ALBUM REVIEW: Antichrist Reborn – The Troops Of Doom
Have you ever wondered what a battering ram to the brain would feel like? Or ever considered what out of body experiences would occur being reborn as the antichrist? Maybe you believe curiosity didn’t kill the cat and crave a satanic trip to the abyss. Whatever your twisted fantasies may be, you’ll find your poison on THE TROOPS OF DOOM’s debut album Antichrist Reborn.
Whilst 2020’s The Rise Of Heresy and 2021’s The Absence Of Light EPs unearthed rocks of potential, Antichrist Reborn unleashes death metal’s latest diamond. Featuring ex-SEPULTURA guitarist Jairo ‘Tormentor’ Guedz, as well as members of ENTERO, NECROMANCER, SOUTHERN BLACKLIST and MYSTERIIS, THE TROOPS OF DOOM use their years of experience to delve deep into death metal’s primal past.
Dethroned Messiah’s atmospheric crackling comes from the depths of hell, as tribal percussion permeates your heartbeat. Exploding into bludgeoning double-bass blast beats, their twisted take on palm-muted riffs and shuddering growls bursts through your chest like that iconic scene in Alien. From here on out, it’s a masterclass in death metal’s DNA. Whilst its creators come from the school of Brazilian thrash metal, THE TROOPS OF DOOM playbook pulls more from their European counterparts: teutonic thrash and blackened death metal. Imagine if Nergal and Mille Petrozza formed a band, and you’ll find yourself thinking of Antichrist Reborn.
Drummer Alexandre Oliveira is the devil incarnate, delivering an album-wide performance that practically powers their aural assault. Early highlight Far From Your God dishes out blast beats that hit like battering rams to your brain, whilst A Quada drives home drum beats against Alex Kafer’s growls like it’s battling a banshee. Pacing has been a wormhole for death metal bands to suck themselves into since time immemorial. Whilst most of their contemporaries make it feel like your ears are being power-drilled to oblivion, THE TROOPS OF DOOM slip in melodic power solos and hearty hooks between their unrelenting brutality to ensure the pace doesn’t pummel you to a pulp.

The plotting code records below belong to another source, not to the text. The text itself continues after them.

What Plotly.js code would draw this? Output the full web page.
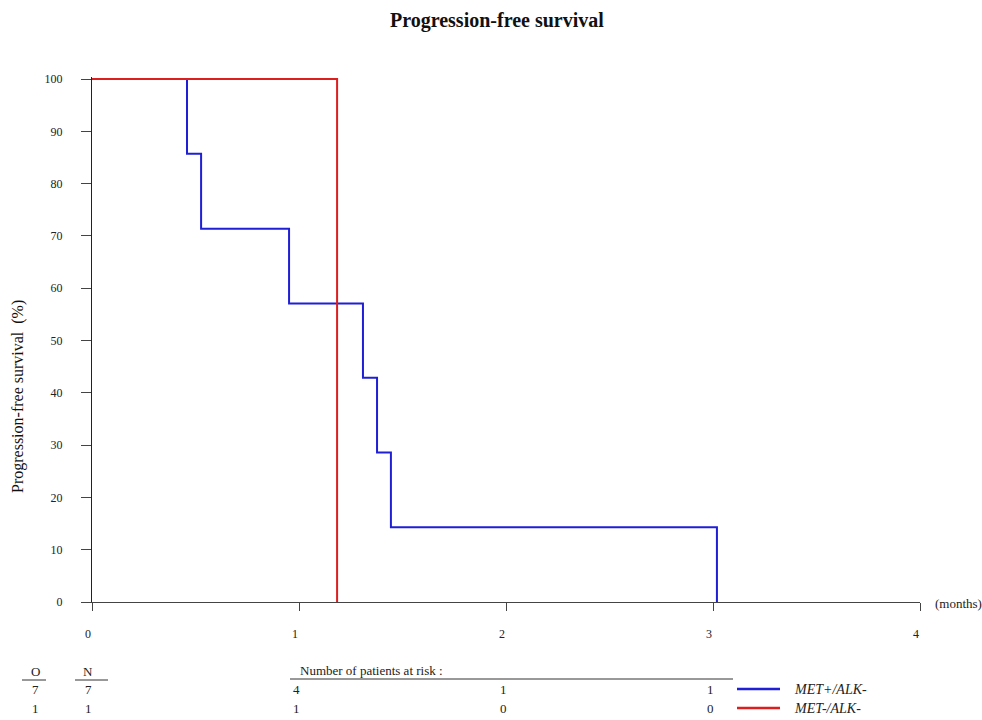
<!DOCTYPE html>
<html>
<head>
<meta charset="utf-8">
<script src="https://cdn.plot.ly/plotly-3.0.1.min.js"></script>
<style>html,body{margin:0;padding:0;background:#fff;}#chart{width:982px;height:720px;}</style>
</head>
<body>
<div id="chart"></div>
<script>
// Kaplan-Meier step data (months, % progression-free)
const groupNames = ["MET+/ALK-", "MET-/ALK-"];
const metPosTime = [0, 0.459, 0.527, 0.952, 1.309, 1.377, 1.444, 3.019];
const metPosSurv = [100, 85.7, 71.4, 57.1, 42.9, 28.6, 14.3, 0];
const metNegTime = [0, 1.184];
const metNegSurv = [100, 0];
const groupColors = ["#1f1fd6", "#dc1e1e"];

// Table values
const observed = [7, 1];
const totalN = [7, 1];
const atRiskTimes = [1, 2, 3];
const atRiskMetPos = [4, 1, 1];
const atRiskMetNeg = [1, 0, 0];

const xTicks = [0, 1, 2, 3, 4];
const yTicks = [0, 10, 20, 30, 40, 50, 60, 70, 80, 90, 100];

const FONT = "Liberation Serif, Times New Roman, serif";
const YMAX = 100.4;
const L = 92, R = 920, B = 602;
const PXU = 5.23;
const T = Math.round(B - YMAX * PXU);
const px = v => (v - L) / (R - L);
const py = v => (B - v) / (B - T);

const traces = [
  {x: metPosTime, y: metPosSurv, type: "scatter", mode: "lines", line: {shape: "hv", color: groupColors[0], width: 2}, name: groupNames[0], showlegend: false},
  {x: metNegTime, y: metNegSurv, type: "scatter", mode: "lines", line: {shape: "hv", color: groupColors[1], width: 2}, name: groupNames[1], showlegend: false}
];

const ann = [];
const shapes = [];
const txt = (x, y, text, opts) => Object.assign({xref: "paper", yref: "paper", x: px(x), y: py(y), text: text, showarrow: false, font: {family: FONT, size: 13, color: "#222"}, xanchor: "center", yanchor: "middle"}, opts || {});
const hline = (x0, x1, y, color, w) => ({type: "line", xref: "paper", yref: "paper", x0: px(x0), x1: px(x1), y0: py(y), y1: py(y), line: {color: color, width: w}});

ann.push(txt(18, 397, "Progression-free survival  (%)", {textangle: -90, font: {family: FONT, size: 16, color: "#111"}}));
ann.push(txt(933, 603, "(months)", {xanchor: "left"}));
// Header
ann.push(txt(35, 671, "O"));
ann.push(txt(88, 671, "N"));
ann.push(txt(298, 670, "Number of patients at risk :", {xanchor: "left"}));
shapes.push(hline(22, 46, 680, "#333", 1));
shapes.push(hline(75, 108, 680, "#333", 1));
shapes.push(hline(290, 733, 679, "#333", 1));

const rowY = [689, 708];
const atRisk = [atRiskMetPos, atRiskMetNeg];
for (let g = 0; g < 2; g++) {
  ann.push(txt(35, rowY[g], String(observed[g])));
  ann.push(txt(88, rowY[g], String(totalN[g])));
  for (let i = 0; i < atRiskTimes.length; i++) {
    ann.push({xref: "x", yref: "paper", x: atRiskTimes[i], y: py(rowY[g]), text: String(atRisk[g][i]), showarrow: false, font: {family: FONT, size: 13, color: "#222"}, xanchor: "center", yanchor: "middle", xshift: -3});
  }
  shapes.push(hline(737, 780, rowY[g], groupColors[g], 2.5));
  ann.push(txt(792, rowY[g], "<i>" + groupNames[g] + "</i>", {xanchor: "left", font: {family: FONT, size: 14, color: "#222"}}));
}

const layout = {
  width: 982, height: 720,
  margin: {l: L, r: 982 - R, t: T, b: 720 - B, pad: 0},
  paper_bgcolor: "#fff", plot_bgcolor: "#fff",
  title: {text: "<b>Progression-free survival</b>", font: {family: FONT, size: 20, color: "#111"}, xref: "container", x: 0.506, xanchor: "center", yref: "container", y: 1 - 20/720, yanchor: "middle"},
  xaxis: {range: [0, 4], tickvals: xTicks, ticktext: xTicks.map(String), showgrid: false, zeroline: false, showline: true, linecolor: "#444", linewidth: 1, ticks: "outside", ticklen: 8, tickcolor: "#444", tickfont: {family: FONT, size: 12, color: "#222"}, ticklabelstandoff: 13, ticklabelshift: -4, fixedrange: true},
  yaxis: {range: [0, YMAX], tickvals: yTicks, ticktext: yTicks.map(String), showgrid: false, zeroline: false, showline: true, linecolor: "#222", linewidth: 1, ticks: "outside", ticklen: 10, tickcolor: "#444", tickfont: {family: FONT, size: 12, color: "#222"}, ticklabelstandoff: 16, automargin: false, fixedrange: true},
  annotations: ann,
  shapes: shapes,
  showlegend: false
};

Plotly.newPlot("chart", traces, layout, {displayModeBar: false, staticPlot: true});
</script>
</body>
</html>
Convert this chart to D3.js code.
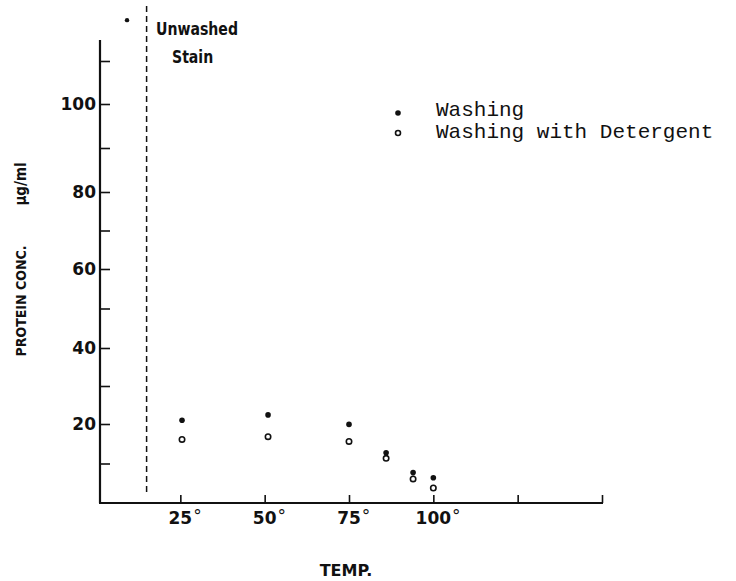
<!DOCTYPE html>
<html>
<head>
<meta charset="utf-8">
<script src="https://cdn.jsdelivr.net/npm/d3@7/dist/d3.min.js"></script>
<style>
  html, body { margin: 0; padding: 0; background: #fff; }
  svg { display: block; }
  .bold { font-family: "DejaVu Sans", sans-serif; font-weight: bold; fill: #111; }
  .cond { font-family: "DejaVu Sans Condensed", "Liberation Sans Narrow", "DejaVu Sans", sans-serif; font-weight: bold; fill: #111; }
  .mono { font-family: "Liberation Mono", "Courier New", monospace; fill: #111; }
</style>
</head>
<body>
<script>
// ---- data ----
const temps      = [25.5, 51, 75, 86, 94, 100];
const washing    = [21.0, 22.4, 19.9, 12.7, 7.7, 6.4];
const detergent  = [16.1, 16.8, 15.6, 11.3, 6.1, 3.8];
const unwashedTemp = [9.2];
const unwashedValue = [119.5];
const stainDivider = [15];
const yLabelTicks = [20, 40, 60, 80, 100];
const yMinorTicks = [10, 30, 50, 70, 90, 110];
const xTicks = [25, 50, 75, 100, 125, 150];
const xLabelTicks = [25, 50, 75, 100];
const legendLabels = ["Washing", "Washing with Detergent"];

const W = 736, H = 581;
const svg = d3.select("body").append("svg").attr("width", W).attr("height", H);

// hand-drawn axis: slightly uneven spacing, captured via a polylinear scale
const y = d3.scaleLinear()
  .domain([0, 20, 40, 60, 80, 100, 110])
  .range([503, 424, 348, 269, 192, 104, 61]);
const x = d3.scaleLinear().domain([0, 150]).range([96, 602]);

const X0 = 100, Y0 = 503;

// y axis line
svg.append("line").attr("x1", X0).attr("x2", X0).attr("y1", 40).attr("y2", Y0)
  .attr("stroke", "#111").attr("stroke-width", 2.2);
// x axis line
svg.append("line").attr("x1", X0 - 1).attr("x2", x(150) + 1).attr("y1", Y0).attr("y2", Y0)
  .attr("stroke", "#111").attr("stroke-width", 2.2);

// y ticks (pointing right)
const yAxis = d3.axisRight(y).tickValues(yLabelTicks.concat(yMinorTicks)).tickSize(10).tickFormat("");
const gy = svg.append("g").attr("transform", `translate(${X0},0)`).call(yAxis);
gy.select(".domain").remove();
gy.selectAll(".tick line").attr("stroke", "#111").attr("stroke-width", 1.6);

// y labels
svg.selectAll("text.ylab").data(yLabelTicks).enter().append("text")
  .attr("class", "bold ylab")
  .attr("x", X0 - 4).attr("y", d => y(d) + 6)
  .attr("text-anchor", "end").attr("font-size", 17)
  .text(d => d);

// x ticks (pointing up)
const xAxis = d3.axisTop(x).tickValues(xTicks).tickSize(8).tickFormat("");
const gx = svg.append("g").attr("transform", `translate(0,${Y0})`).call(xAxis);
gx.select(".domain").remove();
gx.selectAll(".tick line").attr("stroke", "#111").attr("stroke-width", 1.6);

// x labels with degree sign
xLabelTicks.forEach(t => {
  const txt = svg.append("text").attr("class", "bold").attr("font-size", 17)
    .attr("x", x(t)).attr("y", 524).attr("text-anchor", "middle").text(t);
  const w = txt.node().getComputedTextLength();
  svg.append("text").attr("class", "bold").attr("font-size", 17)
    .attr("x", x(t) + w / 2 + 1).attr("y", 522).text("°").style("font-weight", "normal");
});

// dashed divider line
svg.selectAll("line.div").data(stainDivider).enter().append("line")
  .attr("class", "div")
  .attr("x1", d => x(d)).attr("x2", d => x(d))
  .attr("y1", 6).attr("y2", 496)
  .attr("stroke", "#111").attr("stroke-width", 1.5)
  .attr("stroke-dasharray", "6,4");

// unwashed stain point
svg.selectAll("circle.unw").data(unwashedTemp).enter().append("circle")
  .attr("class", "unw")
  .attr("cx", d => x(d)).attr("cy", (d, i) => y(unwashedValue[i]))
  .attr("r", 2.2).attr("fill", "#111");

svg.append("text").attr("class", "cond").attr("font-size", 18)
  .attr("transform", "translate(156,35) scale(0.87,1)").text("Unwashed");
svg.append("text").attr("class", "cond").attr("font-size", 18)
  .attr("transform", "translate(172,63) scale(0.87,1)").text("Stain");

// data points
svg.selectAll("circle.wash").data(temps).enter().append("circle")
  .attr("class", "wash")
  .attr("cx", d => x(d)).attr("cy", (d, i) => y(washing[i]))
  .attr("r", 2.8).attr("fill", "#111");
svg.selectAll("circle.det").data(temps).enter().append("circle")
  .attr("class", "det")
  .attr("cx", d => x(d)).attr("cy", (d, i) => y(detergent[i]))
  .attr("r", 2.7).attr("fill", "#fff").attr("stroke", "#111").attr("stroke-width", 1.6);

// legend
svg.append("circle").attr("cx", 398).attr("cy", 113).attr("r", 2.8).attr("fill", "#111");
svg.append("circle").attr("cx", 398).attr("cy", 133).attr("r", 2.5)
  .attr("fill", "#fff").attr("stroke", "#111").attr("stroke-width", 1.6);
svg.selectAll("text.leg").data(legendLabels).enter().append("text")
  .attr("class", "mono leg").attr("font-size", 21)
  .attr("x", 436).attr("y", (d, i) => 116 + i * 22)
  .text(d => d);

// axis titles
svg.append("text").attr("class", "bold").attr("font-size", 16)
  .attr("x", 346).attr("y", 576).attr("text-anchor", "middle").text("TEMP.");

svg.append("text").attr("class", "cond").attr("font-size", 14)
  .attr("transform", "translate(26,301) rotate(-90)")
  .attr("text-anchor", "middle").text("PROTEIN CONC.");
svg.append("text").attr("class", "cond").attr("font-size", 15)
  .attr("transform", "translate(26,184) rotate(-90)")
  .attr("text-anchor", "middle").text("µg/ml");
</script>
</body>
</html>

However, they’re not perfect at pacing. Whilst there’s nothing wrong with instrumental interludes Grief and Apocalypse MMXXII, their chiming, echoing pianos and haunting atmospherics are rendered redundant with their placing. Alter Of Delusion is a fast and furious blackened death metal beast that doesn’t halt for Grief, nor does Pray Into The Abyss, leaving Grief to fall flat as the album’s most pointless part.
Pray Into The Abyss diverges into LAMB OF GOD’s Walk With Me In Hell territory, twisting downtuned, dark, and deeply guttural spoken word with a maddening mesh of thrash that punches you in the throat. Elsewhere, Preacher’s Paradox mixes marching band riffs with a rotating rhythm section that spins you round like a circus of doom, whilst The Rebellion and Deserters From Paradise could easily pass for KREATOR B-sides and rarities – rollicking deathrash cuts that hammer it home.
Pushing the pacing aside, Antichrist Reborn is a debut album all death metal bands, no matter what corner of the genre they specialise in, should aspire to make. If THE TROOPS OF DOOM continue to progress this way, there’ll be few who can top them.
Rating: 9/10
Antichrist Reborn is set for release on April 15th via Alma Mater Records.